> **TASK MATERIAL**
★ ★ ★

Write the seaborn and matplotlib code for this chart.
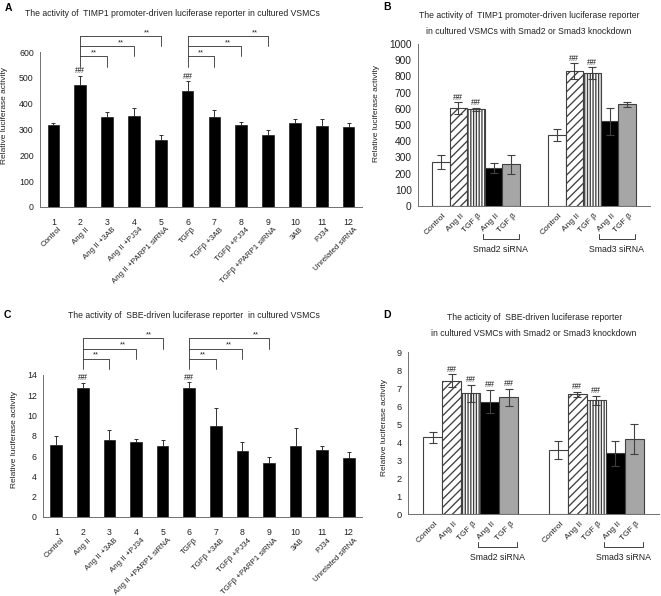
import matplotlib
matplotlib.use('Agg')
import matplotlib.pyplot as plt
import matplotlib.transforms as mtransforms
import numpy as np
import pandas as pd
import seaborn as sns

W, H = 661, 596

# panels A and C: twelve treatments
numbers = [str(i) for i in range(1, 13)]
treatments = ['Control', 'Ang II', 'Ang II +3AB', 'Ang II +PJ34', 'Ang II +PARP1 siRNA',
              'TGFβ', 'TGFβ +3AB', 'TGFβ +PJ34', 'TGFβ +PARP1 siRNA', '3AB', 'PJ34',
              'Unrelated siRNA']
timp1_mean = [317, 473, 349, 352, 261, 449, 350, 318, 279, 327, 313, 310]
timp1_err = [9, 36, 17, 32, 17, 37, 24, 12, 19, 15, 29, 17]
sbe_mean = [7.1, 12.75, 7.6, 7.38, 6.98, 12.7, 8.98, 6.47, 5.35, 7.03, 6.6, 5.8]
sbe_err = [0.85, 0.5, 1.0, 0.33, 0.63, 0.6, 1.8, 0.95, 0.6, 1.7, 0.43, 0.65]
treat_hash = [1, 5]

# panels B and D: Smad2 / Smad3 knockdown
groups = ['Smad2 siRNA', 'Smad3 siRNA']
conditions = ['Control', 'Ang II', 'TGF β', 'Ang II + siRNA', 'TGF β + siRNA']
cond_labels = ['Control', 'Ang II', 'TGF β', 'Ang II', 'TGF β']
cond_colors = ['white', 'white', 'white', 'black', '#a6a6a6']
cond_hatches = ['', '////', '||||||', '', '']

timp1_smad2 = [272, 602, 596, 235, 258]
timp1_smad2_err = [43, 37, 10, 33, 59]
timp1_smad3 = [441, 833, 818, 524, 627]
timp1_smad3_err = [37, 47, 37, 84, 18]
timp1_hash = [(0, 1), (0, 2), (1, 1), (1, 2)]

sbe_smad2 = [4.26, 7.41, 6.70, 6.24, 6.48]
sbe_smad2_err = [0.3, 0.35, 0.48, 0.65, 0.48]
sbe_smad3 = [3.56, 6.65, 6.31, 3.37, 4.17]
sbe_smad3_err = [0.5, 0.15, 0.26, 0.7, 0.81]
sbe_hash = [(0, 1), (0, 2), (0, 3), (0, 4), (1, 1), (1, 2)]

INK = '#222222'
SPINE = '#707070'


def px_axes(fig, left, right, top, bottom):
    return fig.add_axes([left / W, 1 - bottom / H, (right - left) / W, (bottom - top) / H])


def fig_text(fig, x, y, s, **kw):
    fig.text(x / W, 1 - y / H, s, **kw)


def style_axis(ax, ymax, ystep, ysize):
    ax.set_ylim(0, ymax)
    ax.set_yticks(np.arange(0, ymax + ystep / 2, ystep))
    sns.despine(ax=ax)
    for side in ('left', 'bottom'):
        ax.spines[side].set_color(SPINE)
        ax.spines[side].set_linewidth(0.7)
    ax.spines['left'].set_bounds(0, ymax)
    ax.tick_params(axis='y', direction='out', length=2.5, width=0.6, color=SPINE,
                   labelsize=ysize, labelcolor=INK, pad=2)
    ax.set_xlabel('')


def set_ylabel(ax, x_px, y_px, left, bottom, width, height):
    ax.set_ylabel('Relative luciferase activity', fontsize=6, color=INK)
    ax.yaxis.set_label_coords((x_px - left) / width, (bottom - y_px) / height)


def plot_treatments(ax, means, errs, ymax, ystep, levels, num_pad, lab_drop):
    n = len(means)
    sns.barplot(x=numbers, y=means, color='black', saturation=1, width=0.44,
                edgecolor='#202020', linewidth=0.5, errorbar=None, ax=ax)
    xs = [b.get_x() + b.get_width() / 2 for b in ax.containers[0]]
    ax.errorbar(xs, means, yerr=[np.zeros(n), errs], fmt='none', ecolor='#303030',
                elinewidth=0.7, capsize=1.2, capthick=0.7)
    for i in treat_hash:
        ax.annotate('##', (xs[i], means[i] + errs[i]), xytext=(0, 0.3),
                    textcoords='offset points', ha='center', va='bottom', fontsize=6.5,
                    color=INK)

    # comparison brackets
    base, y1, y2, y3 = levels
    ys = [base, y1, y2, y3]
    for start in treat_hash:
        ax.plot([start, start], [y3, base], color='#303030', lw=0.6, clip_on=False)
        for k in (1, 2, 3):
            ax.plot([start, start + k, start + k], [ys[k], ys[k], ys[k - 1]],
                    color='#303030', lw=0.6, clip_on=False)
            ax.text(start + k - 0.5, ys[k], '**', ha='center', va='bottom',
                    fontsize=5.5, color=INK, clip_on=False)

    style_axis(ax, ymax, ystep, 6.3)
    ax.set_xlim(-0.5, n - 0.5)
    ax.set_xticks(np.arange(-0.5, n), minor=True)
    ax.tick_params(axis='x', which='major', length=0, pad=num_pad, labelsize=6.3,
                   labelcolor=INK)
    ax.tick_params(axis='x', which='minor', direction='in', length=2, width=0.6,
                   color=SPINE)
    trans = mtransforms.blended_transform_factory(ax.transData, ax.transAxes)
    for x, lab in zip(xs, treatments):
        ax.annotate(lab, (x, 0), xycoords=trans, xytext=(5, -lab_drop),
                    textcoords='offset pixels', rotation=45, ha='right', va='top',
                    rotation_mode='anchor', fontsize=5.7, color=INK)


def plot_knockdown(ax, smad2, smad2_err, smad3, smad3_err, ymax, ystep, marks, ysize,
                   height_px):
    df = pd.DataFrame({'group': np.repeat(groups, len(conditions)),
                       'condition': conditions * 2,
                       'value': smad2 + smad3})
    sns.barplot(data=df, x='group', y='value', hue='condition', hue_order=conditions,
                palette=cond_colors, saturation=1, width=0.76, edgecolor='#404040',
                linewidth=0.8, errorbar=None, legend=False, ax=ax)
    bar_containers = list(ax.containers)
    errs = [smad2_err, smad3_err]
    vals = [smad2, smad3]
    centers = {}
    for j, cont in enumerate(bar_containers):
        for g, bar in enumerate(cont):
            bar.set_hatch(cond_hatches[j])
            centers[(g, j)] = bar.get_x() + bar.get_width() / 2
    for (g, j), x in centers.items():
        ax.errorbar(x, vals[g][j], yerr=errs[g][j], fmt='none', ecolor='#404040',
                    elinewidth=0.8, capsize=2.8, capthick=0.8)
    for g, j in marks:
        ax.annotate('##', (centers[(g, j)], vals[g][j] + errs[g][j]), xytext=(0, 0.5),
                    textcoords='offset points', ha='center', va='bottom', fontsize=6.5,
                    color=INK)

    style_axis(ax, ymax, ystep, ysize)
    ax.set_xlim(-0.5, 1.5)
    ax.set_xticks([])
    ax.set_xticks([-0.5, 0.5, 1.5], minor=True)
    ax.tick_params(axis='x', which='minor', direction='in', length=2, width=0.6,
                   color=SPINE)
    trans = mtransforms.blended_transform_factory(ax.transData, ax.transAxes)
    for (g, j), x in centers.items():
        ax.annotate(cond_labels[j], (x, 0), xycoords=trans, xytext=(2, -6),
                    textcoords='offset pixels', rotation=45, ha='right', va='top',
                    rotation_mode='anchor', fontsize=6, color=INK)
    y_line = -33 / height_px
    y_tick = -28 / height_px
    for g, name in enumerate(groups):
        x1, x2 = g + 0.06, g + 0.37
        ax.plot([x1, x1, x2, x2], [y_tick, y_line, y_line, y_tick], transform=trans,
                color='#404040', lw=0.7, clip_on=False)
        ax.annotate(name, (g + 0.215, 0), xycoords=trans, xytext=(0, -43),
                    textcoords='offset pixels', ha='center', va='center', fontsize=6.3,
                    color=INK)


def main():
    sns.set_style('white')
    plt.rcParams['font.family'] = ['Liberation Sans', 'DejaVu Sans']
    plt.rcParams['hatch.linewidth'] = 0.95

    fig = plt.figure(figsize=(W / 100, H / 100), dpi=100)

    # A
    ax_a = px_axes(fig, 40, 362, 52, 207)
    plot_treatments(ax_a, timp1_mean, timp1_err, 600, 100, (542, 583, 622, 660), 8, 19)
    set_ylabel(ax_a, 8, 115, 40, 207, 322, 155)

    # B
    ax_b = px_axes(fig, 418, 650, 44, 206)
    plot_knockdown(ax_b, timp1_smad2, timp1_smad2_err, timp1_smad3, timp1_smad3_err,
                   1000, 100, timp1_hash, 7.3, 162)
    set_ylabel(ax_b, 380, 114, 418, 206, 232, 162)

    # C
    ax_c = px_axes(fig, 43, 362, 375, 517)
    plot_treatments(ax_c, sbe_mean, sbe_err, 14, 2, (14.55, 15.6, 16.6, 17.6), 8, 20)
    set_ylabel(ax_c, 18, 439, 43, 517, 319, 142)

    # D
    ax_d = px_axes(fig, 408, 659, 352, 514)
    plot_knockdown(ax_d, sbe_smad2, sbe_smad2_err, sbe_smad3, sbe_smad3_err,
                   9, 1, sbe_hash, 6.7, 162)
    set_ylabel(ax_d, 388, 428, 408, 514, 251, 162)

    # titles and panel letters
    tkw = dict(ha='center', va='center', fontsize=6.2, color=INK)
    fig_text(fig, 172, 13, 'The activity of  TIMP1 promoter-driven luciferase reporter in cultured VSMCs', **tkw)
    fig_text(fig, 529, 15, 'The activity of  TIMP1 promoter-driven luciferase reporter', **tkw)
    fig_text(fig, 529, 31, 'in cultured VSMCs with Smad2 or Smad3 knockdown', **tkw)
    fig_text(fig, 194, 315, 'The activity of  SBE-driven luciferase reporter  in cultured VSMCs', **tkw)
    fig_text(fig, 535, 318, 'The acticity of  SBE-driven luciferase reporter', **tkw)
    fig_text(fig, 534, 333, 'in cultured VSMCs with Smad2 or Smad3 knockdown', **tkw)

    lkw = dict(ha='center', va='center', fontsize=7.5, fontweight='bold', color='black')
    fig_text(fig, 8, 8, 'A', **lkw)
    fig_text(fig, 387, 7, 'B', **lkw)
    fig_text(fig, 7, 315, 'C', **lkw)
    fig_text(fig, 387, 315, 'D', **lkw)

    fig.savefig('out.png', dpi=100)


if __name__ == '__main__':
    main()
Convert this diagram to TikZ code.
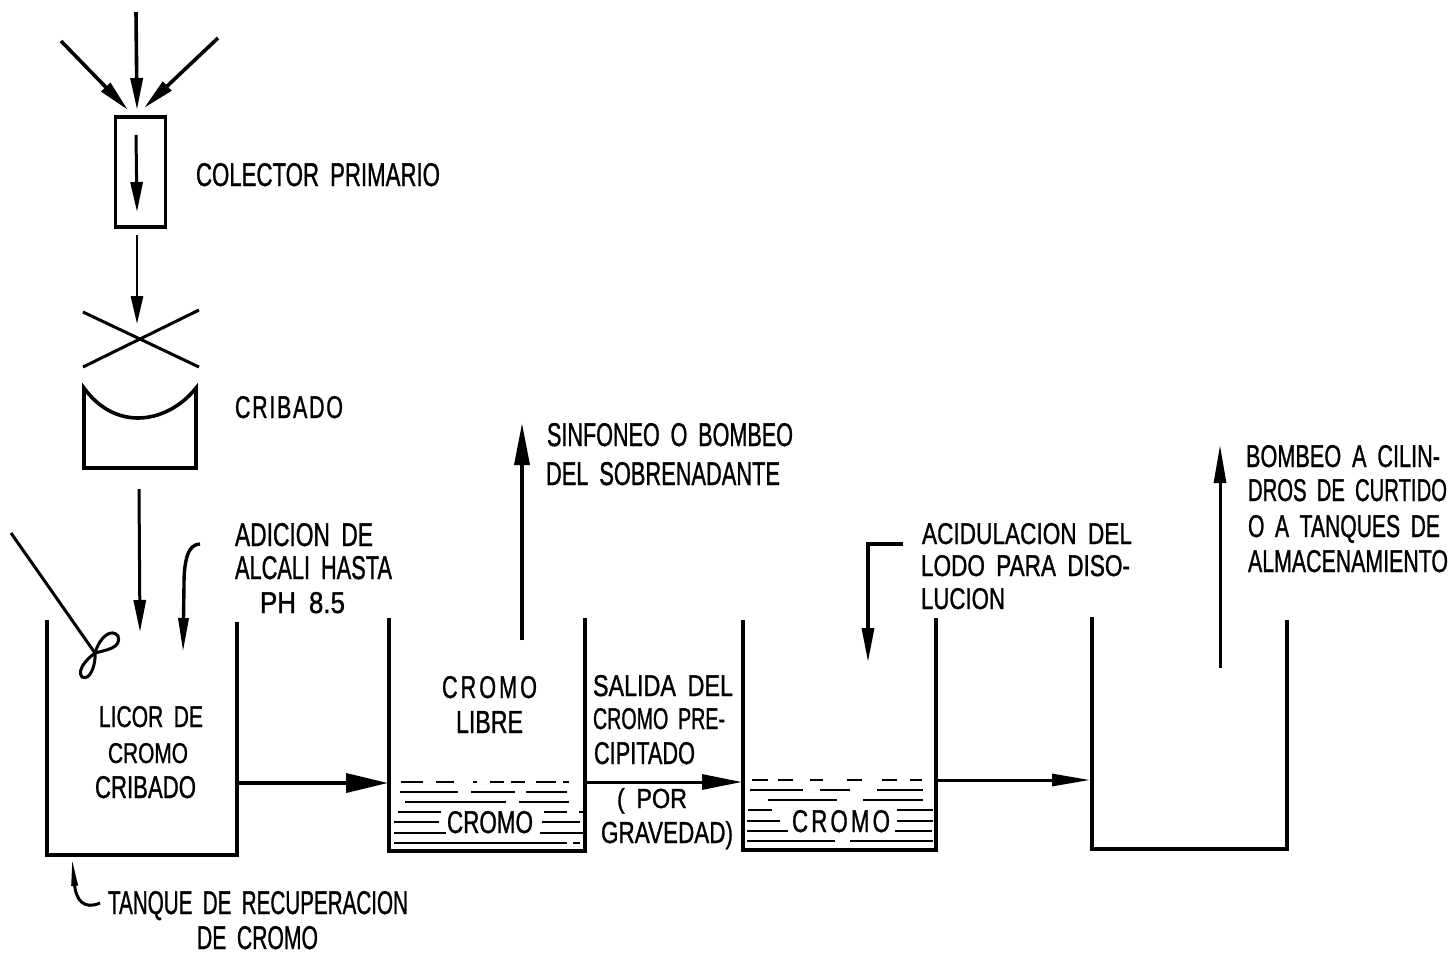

★ ★ ★

Starting with the first line of the data above and ending with the line containing "fig.text(x / W, 1 - y / H, s, **kw)", please restate every line exactly, leaving images out.

> **OUTPUT FOR THIS TASK**
Write the seaborn and matplotlib code for this chart.
import matplotlib
matplotlib.use('Agg')
import matplotlib.pyplot as plt
import matplotlib.transforms as mtransforms
import numpy as np
import pandas as pd
import seaborn as sns

W, H = 661, 596

# panels A and C: twelve treatments
numbers = [str(i) for i in range(1, 13)]
treatments = ['Control', 'Ang II', 'Ang II +3AB', 'Ang II +PJ34', 'Ang II +PARP1 siRNA',
              'TGFβ', 'TGFβ +3AB', 'TGFβ +PJ34', 'TGFβ +PARP1 siRNA', '3AB', 'PJ34',
              'Unrelated siRNA']
timp1_mean = [317, 473, 349, 352, 261, 449, 350, 318, 279, 327, 313, 310]
timp1_err = [9, 36, 17, 32, 17, 37, 24, 12, 19, 15, 29, 17]
sbe_mean = [7.1, 12.75, 7.6, 7.38, 6.98, 12.7, 8.98, 6.47, 5.35, 7.03, 6.6, 5.8]
sbe_err = [0.85, 0.5, 1.0, 0.33, 0.63, 0.6, 1.8, 0.95, 0.6, 1.7, 0.43, 0.65]
treat_hash = [1, 5]

# panels B and D: Smad2 / Smad3 knockdown
groups = ['Smad2 siRNA', 'Smad3 siRNA']
conditions = ['Control', 'Ang II', 'TGF β', 'Ang II + siRNA', 'TGF β + siRNA']
cond_labels = ['Control', 'Ang II', 'TGF β', 'Ang II', 'TGF β']
cond_colors = ['white', 'white', 'white', 'black', '#a6a6a6']
cond_hatches = ['', '////', '||||||', '', '']

timp1_smad2 = [272, 602, 596, 235, 258]
timp1_smad2_err = [43, 37, 10, 33, 59]
timp1_smad3 = [441, 833, 818, 524, 627]
timp1_smad3_err = [37, 47, 37, 84, 18]
timp1_hash = [(0, 1), (0, 2), (1, 1), (1, 2)]

sbe_smad2 = [4.26, 7.41, 6.70, 6.24, 6.48]
sbe_smad2_err = [0.3, 0.35, 0.48, 0.65, 0.48]
sbe_smad3 = [3.56, 6.65, 6.31, 3.37, 4.17]
sbe_smad3_err = [0.5, 0.15, 0.26, 0.7, 0.81]
sbe_hash = [(0, 1), (0, 2), (0, 3), (0, 4), (1, 1), (1, 2)]

INK = '#222222'
SPINE = '#707070'


def px_axes(fig, left, right, top, bottom):
    return fig.add_axes([left / W, 1 - bottom / H, (right - left) / W, (bottom - top) / H])


def fig_text(fig, x, y, s, **kw):
    fig.text(x / W, 1 - y / H, s, **kw)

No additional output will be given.